Second wave of coronavirus to hit Delhi, not big as first one, say experts
Coronavirus in Delhi: Delhi was hit by a sharp first wave of coronavirus, which confined people to their homes, closed businesses and forced a drastic change in their lifestyle.
Coronavirus in Delhi: Delhi was hit by a sharp first wave of coronavirus, which confined people to their homes, closed businesses and forced a drastic change in their lifestyle. The dip in the curve of new infections on a daily basis at an aggregate level seems to be offset to an extent and it appears the first wave may be over.
The second wave will not be massive like the first wave of what we saw in Delhi for example, and it will be quarter to the tenth in size, said Professor Karl J Friston, Scientific Director Wellcome Trust Centre for Neuroimaging Institute of Neurology, University College London, UK.

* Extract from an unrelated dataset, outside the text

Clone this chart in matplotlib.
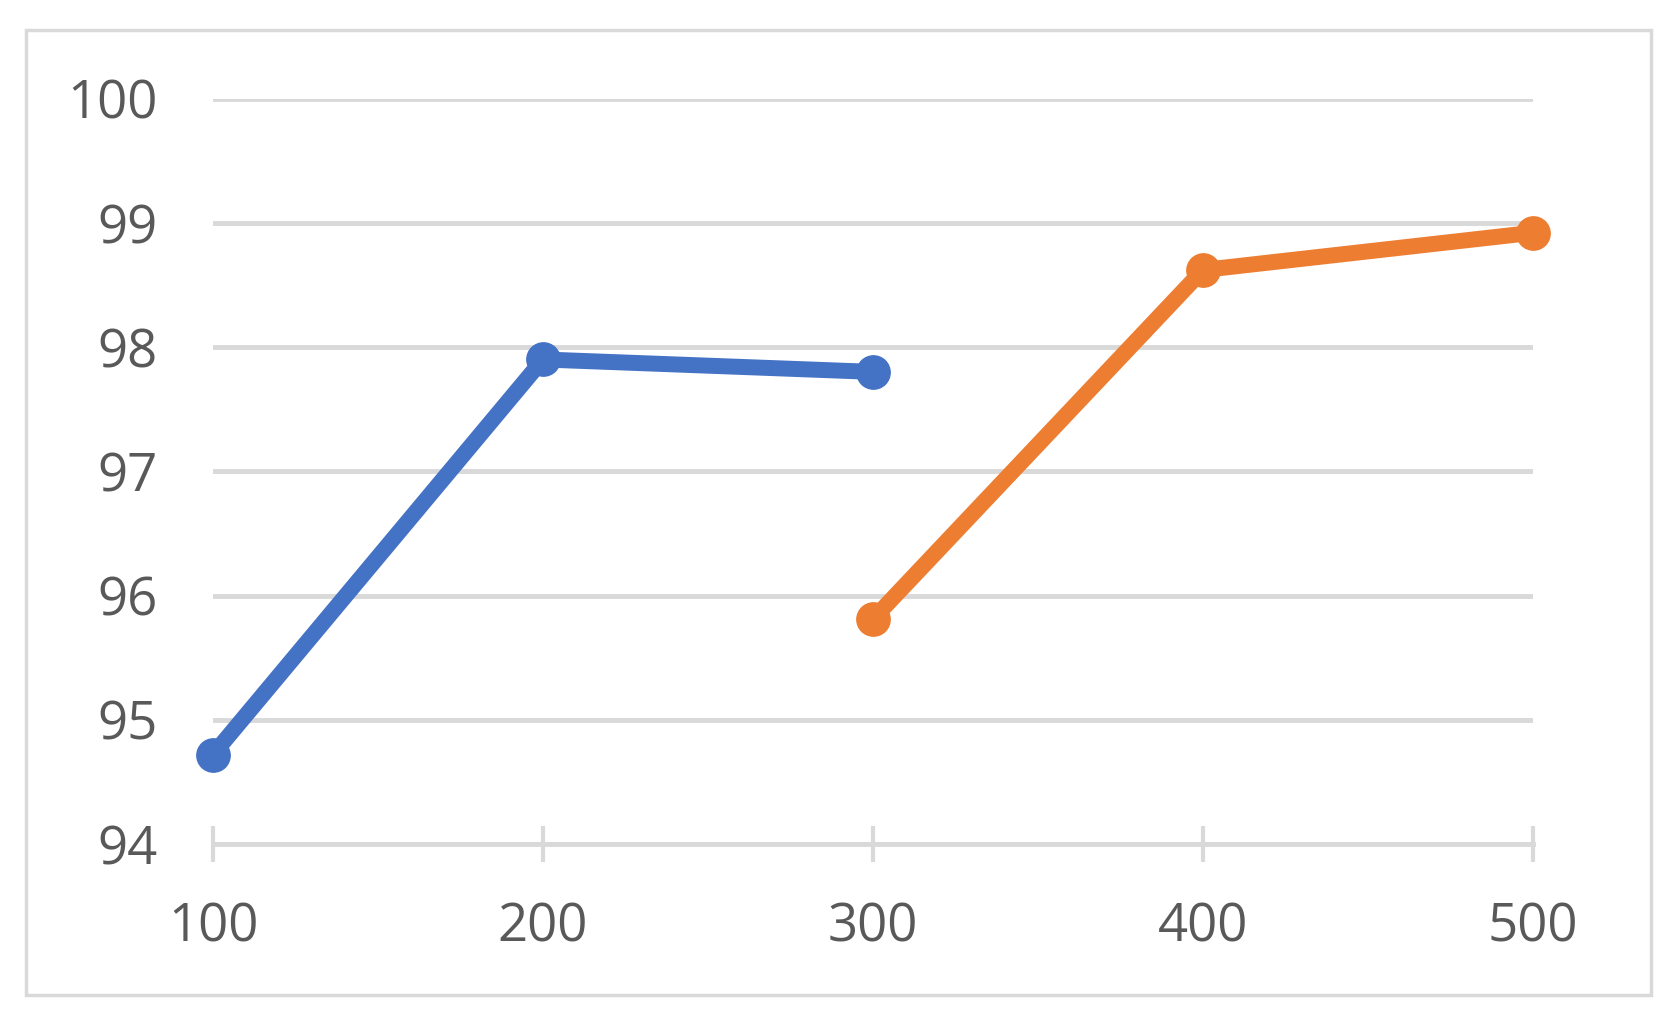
import matplotlib
matplotlib.use("Agg")
import matplotlib.pyplot as plt
from matplotlib.patches import Rectangle

# Datos
x_ticks = [100, 200, 300, 400, 500]
y_ticks = [94, 95, 96, 97, 98, 99, 100]

blue_x = [100, 200, 300]
blue_y = [94.72, 97.90, 97.80]

orange_x = [300, 400, 500]
orange_y = [95.81, 98.62, 98.92]

BLUE = "#4472C4"
ORANGE = "#ED7D31"
GRID = "#D9D9D9"
TEXT = "#595959"

plt.rcParams["font.family"] = ["Open Sans", "DejaVu Sans"]

fig = plt.figure(figsize=(16.8, 10.31), dpi=100)
ax = fig.add_axes([0.1268, 0.1814, 0.9125 - 0.1268, 0.9044 - 0.1814])

# marco exterior del gráfico
fig.patches.append(Rectangle((0.0153, 0.0349), 0.9827 - 0.0153, 0.971 - 0.0349,
                             transform=fig.transFigure, fill=False,
                             edgecolor=GRID, lw=2.5))

ax.plot(blue_x, blue_y, color=BLUE, lw=11.5, marker="o", ms=24,
        clip_on=False, zorder=3, solid_capstyle="round")
ax.plot(orange_x, orange_y, color=ORANGE, lw=11.5, marker="o", ms=24,
        clip_on=False, zorder=3, solid_capstyle="round")

ax.set_xlim(100, 500)
ax.set_ylim(94, 100)
ax.set_xticks(x_ticks)
ax.set_yticks(y_ticks)

for s in ["top", "right", "left"]:
    ax.spines[s].set_visible(False)
ax.spines["bottom"].set_color(GRID)
ax.spines["bottom"].set_linewidth(3.5)

ax.yaxis.grid(True, color=GRID, lw=3.5)
ax.set_axisbelow(True)

ax.tick_params(axis="y", length=0, pad=40, labelsize=38, labelcolor=TEXT)
ax.tick_params(axis="x", direction="inout", length=26, width=3, color=GRID,
               pad=28, labelsize=38, labelcolor=TEXT)

fig.savefig("out.png", dpi=100)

Speaking at Covid-19 modelling webinar series organized by Indian Institute of Public Health, Gandhinagar, Friston, citing his mathematical model, said "We don't have to worry too much about the second wave; the simulations suggest the second wave of coronavirus may not be bigger as the first wave by far, it will be much smaller second wave."
He added that in his opinion, the main worry is that the second wave can come in the northern hemisphere in winter and get confounded with seasonal influenza. "The second wave will not be a massive first wave, what we saw in Delhi for example. It will be a quarter to the tenth in size of that", added Friston.

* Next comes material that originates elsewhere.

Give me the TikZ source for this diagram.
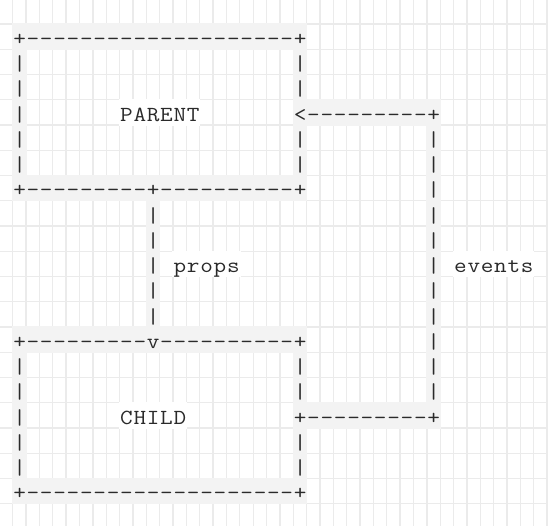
\documentclass[tikz,border=0pt]{standalone}
\usepackage{fontspec}
\usepackage{graphicx}
\definecolor{gridc}{HTML}{EBEBEB}
\definecolor{cellc}{HTML}{F3F3F3}
\definecolor{inkc}{HTML}{2A2A2A}
\pgfdeclarelayer{bg}
\pgfsetlayers{bg,main}
\newlength\cellw
\setlength\cellw{13.36pt}
\makeatletter
\newcommand\spacedchars[1]{\@tfor\asciich:=#1\do{\makebox[\cellw][c]{\scalebox{1.14}[1]{\asciich}}}}
\makeatother
\tikzset{
  gridline/.style={draw=gridc, line width=1.3pt},
  ascii/.style={inner sep=0pt, anchor=base west, text=inkc,
    font=\ttfamily\fontsize{21.5}{25.25}\selectfont}
}
\newcommand\CW{13.36}
\newcommand\RH{25.25}
% name, col, row, ncols, text  (line-drawing characters: grey cells)
\newcommand\asciiline[5]{%
  \begin{pgfonlayer}{bg}
    \fill[cellc] ({12.7+\CW*#2-0.7},{24+\RH*#3-0.7}) rectangle ({12.7+\CW*(#2+#4)+0.7},{24+\RH*(#3+1)+0.7});
  \end{pgfonlayer}
  \node[ascii] (#1) at ({12.7+\CW*#2},{24+\RH*#3+21.3}) {\spacedchars{#5}};}
% name, col, row, ncols, text  (labels: white cells)
\newcommand\asciitext[5]{%
  \begin{pgfonlayer}{bg}
    \fill[white] ({12.7+\CW*#2-0.7},{24+\RH*#3-0.7}) rectangle ({12.7+\CW*(#2+#4)+0.7},{24+\RH*(#3+1)+0.7});
  \end{pgfonlayer}
  \node[ascii] (#1) at ({12.7+\CW*#2},{24+\RH*#3+21.3}) {\spacedchars{#5}};}
\begin{document}
\begin{tikzpicture}[x=1pt,y=-1pt]
\useasboundingbox (0,0) rectangle (548,526);
\begin{pgfonlayer}{bg}
  \fill[white] (0,0) rectangle (548,526);
  \foreach \k in {0,...,40} \draw[gridline] ({12.7+\CW*\k},0) -- ({12.7+\CW*\k},526);
  \foreach \k in {0,...,19} \draw[gridline] (0,{24+\RH*\k}) -- (548,{24+\RH*\k});
\end{pgfonlayer}
% PARENT box
\asciiline{pt}{0}{0}{22}{+--------------------+}
\asciiline{pl1}{0}{1}{1}{|}\asciiline{pr1}{21}{1}{1}{|}
\asciiline{pl2}{0}{2}{1}{|}\asciiline{pr2}{21}{2}{1}{|}
\asciiline{pl3}{0}{3}{1}{|}\asciitext{parent}{8}{3}{6}{PARENT}
\asciiline{evtop}{21}{3}{11}{<---------+}
\asciiline{pl4}{0}{4}{1}{|}\asciiline{pr4}{21}{4}{1}{|}\asciiline{ev4}{31}{4}{1}{|}
\asciiline{pl5}{0}{5}{1}{|}\asciiline{pr5}{21}{5}{1}{|}\asciiline{ev5}{31}{5}{1}{|}
\asciiline{pb}{0}{6}{22}{+---------+----------+}\asciiline{ev6}{31}{6}{1}{|}
% props / events
\asciiline{pp7}{10}{7}{1}{|}\asciiline{ev7}{31}{7}{1}{|}
\asciiline{pp8}{10}{8}{1}{|}\asciiline{ev8}{31}{8}{1}{|}
\asciiline{pp9}{10}{9}{1}{|}\asciitext{props}{12}{9}{5}{props}
\asciiline{ev9}{31}{9}{1}{|}\asciitext{events}{33}{9}{6}{events}
\asciiline{pp10}{10}{10}{1}{|}\asciiline{ev10}{31}{10}{1}{|}
\asciiline{pp11}{10}{11}{1}{|}\asciiline{ev11}{31}{11}{1}{|}
% CHILD box
\asciiline{ct}{0}{12}{22}{+---------v----------+}\asciiline{ev12}{31}{12}{1}{|}
\asciiline{cl13}{0}{13}{1}{|}\asciiline{cr13}{21}{13}{1}{|}\asciiline{ev13}{31}{13}{1}{|}
\asciiline{cl14}{0}{14}{1}{|}\asciiline{cr14}{21}{14}{1}{|}\asciiline{ev14}{31}{14}{1}{|}
\asciiline{cl15}{0}{15}{1}{|}\asciitext{child}{8}{15}{5}{CHILD}
\asciiline{evbot}{21}{15}{11}{+---------+}
\asciiline{cl16}{0}{16}{1}{|}\asciiline{cr16}{21}{16}{1}{|}
\asciiline{cl17}{0}{17}{1}{|}\asciiline{cr17}{21}{17}{1}{|}
\asciiline{cb}{0}{18}{22}{+--------------------+}
\end{tikzpicture}
\end{document}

Responding to a query on a mathematical model predict when an epidemic will end or slow down in a particular country, Friston said the time constant for some countries of the first wave and possible second wave is in the order of 6 months, and cited the example of the UK, Spain, and Italy. "It looks longer for Brazil, US and India, which means your end may be several months or may be a year after the end of the European experience", he added.

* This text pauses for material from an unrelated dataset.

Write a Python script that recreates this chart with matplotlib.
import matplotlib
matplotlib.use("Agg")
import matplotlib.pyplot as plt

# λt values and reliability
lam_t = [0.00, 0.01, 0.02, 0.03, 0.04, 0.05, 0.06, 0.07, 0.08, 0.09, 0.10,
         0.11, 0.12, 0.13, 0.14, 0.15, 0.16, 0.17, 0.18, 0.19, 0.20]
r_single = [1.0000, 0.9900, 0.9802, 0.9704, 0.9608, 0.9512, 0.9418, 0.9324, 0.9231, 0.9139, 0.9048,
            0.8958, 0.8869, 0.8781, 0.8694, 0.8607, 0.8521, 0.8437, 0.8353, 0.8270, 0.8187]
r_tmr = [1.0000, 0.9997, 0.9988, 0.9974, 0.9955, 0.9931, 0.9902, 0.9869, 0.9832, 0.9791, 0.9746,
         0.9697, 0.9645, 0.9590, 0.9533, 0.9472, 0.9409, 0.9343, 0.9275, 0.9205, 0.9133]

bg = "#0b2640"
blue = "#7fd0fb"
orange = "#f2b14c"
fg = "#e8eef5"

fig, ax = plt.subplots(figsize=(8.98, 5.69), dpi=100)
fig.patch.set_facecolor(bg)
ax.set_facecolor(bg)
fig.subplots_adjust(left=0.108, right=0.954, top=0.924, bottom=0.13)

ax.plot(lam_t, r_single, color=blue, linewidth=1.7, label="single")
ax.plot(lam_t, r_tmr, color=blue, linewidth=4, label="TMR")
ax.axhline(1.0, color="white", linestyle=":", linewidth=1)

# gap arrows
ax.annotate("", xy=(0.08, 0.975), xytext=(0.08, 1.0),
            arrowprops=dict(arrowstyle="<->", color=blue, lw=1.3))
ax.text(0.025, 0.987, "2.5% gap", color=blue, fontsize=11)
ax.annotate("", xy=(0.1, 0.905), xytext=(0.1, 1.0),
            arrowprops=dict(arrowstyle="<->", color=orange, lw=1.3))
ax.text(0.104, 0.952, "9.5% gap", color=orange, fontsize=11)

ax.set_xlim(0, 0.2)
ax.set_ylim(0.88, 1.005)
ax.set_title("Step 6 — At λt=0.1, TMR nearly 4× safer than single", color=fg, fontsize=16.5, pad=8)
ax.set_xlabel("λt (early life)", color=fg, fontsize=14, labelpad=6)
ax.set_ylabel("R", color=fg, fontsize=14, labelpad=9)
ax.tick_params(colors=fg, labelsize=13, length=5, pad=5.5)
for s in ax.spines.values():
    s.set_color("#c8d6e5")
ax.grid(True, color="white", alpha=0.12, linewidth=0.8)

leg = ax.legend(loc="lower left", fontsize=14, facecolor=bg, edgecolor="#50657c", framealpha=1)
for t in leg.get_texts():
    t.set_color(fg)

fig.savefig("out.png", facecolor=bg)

Queried on his mathematical model citing 80 per cent of the population is immune to Covid-19, Friston said "I think if you accept and commit to this notion of heterogeneity on the basis of the evidence, then half of the population at this stage hasn't yet had to deal. Each country starts off with an epicentre usually in a high density city and high transmission scenario, and that slowly spreads to other cities."
He added, "At the beginning the countries at the outbreak, if two or three major cities were infected then we could say that 80 per cent of the population was yet to experience the epidemic. For India, 40 per cent or possibly 30 per cent of the population is yet to get infected."
Elaborating on the aspect of immunity in the people against the viral infection, Friston said one of the key parameters is the effective loss of immunity therefore in the short term and cited the sharp first wave in Delhi or London. "Month by month the loss of immunity, on how long small and crucial part of the population who are immune and more importantly, how quickly this proportion declines overtime", added Friston.
He insisted that the slow erosion of immunity may occur in three to six months, and citing his mathematical model said the second wave in the UK may occur around Christmas or shortly after Christmas. "If the order of immunity is for 32 months or several years, then the second wave will be pushed further and further into the future, or the limit may not occur, and if does occur when there is effective vaccine around", said Friston.
He elaborated that at the moment there have been provisional attempts to examine the UK and Germany -- as they have the same climate, geospatial conditions and same number of people -- yet fatalities in Germany were extremely less in comparison with the UK.
"Population density has a big effect on transmission, the bigger question is the difference between Europe and India, Brazil, where damage seems to be much more protracted. In Brazil and the US the full shape or transient of the first wave has not yet revealed itself," he added.